You want to estimate $\frac{(a_{i+1}+a_i)(u_{i+1}-u_i)-(a_i+a_{i-1})(u_i-u_{i-1})}{2h^2}-\frac{d}{dx} \left ( a(x) \frac{du}{dx} \right )$. Begin by expanding $a_{i+1},a_{i-1},u_{i+1},u_{i-1}$ about $x=x_i$. Since the result only depends on $a(x),\frac{da}{dx}$ and $\frac{d^2u}{dx^2}$, it makes sense to start by only expanding to first order in $a$ and second order in $u$, but of course it might turn out that the accuracy is better than that (in which case you should take a higher order expansion).

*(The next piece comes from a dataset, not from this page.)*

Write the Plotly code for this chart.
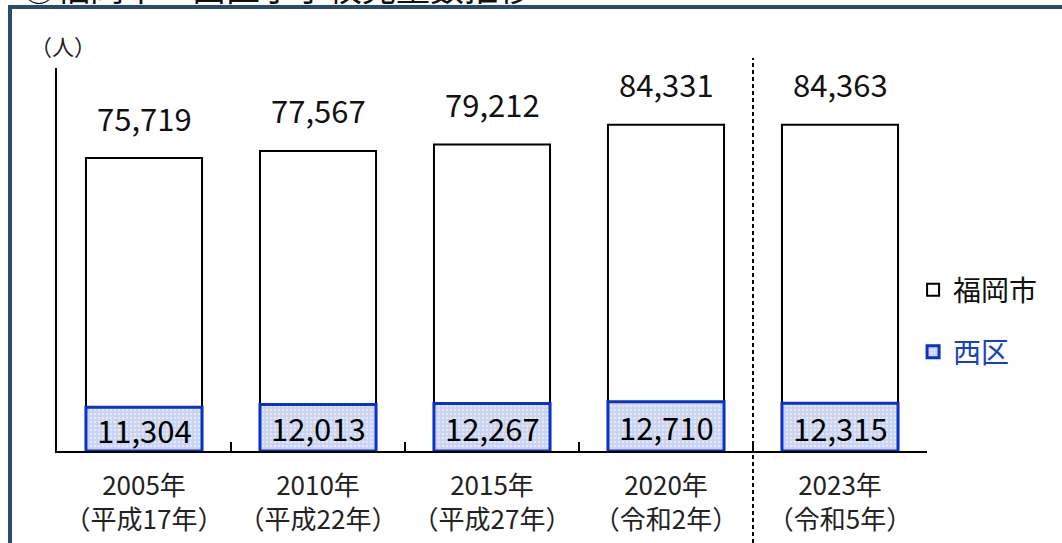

Just your argumentation is not really sufficient, because while you do find that the two terms in the numerator (absorbing a factor of $2h$ from the denominator for this analysis, just as you did) are $a(x) \frac{du}{dx}+O(h)$, you don't know what's left behind when you do the subtraction, what's in that $O(h)$ matters: indeed it is where the quantity you actually want to approximate "lives". So you need a more precise analysis like I suggested.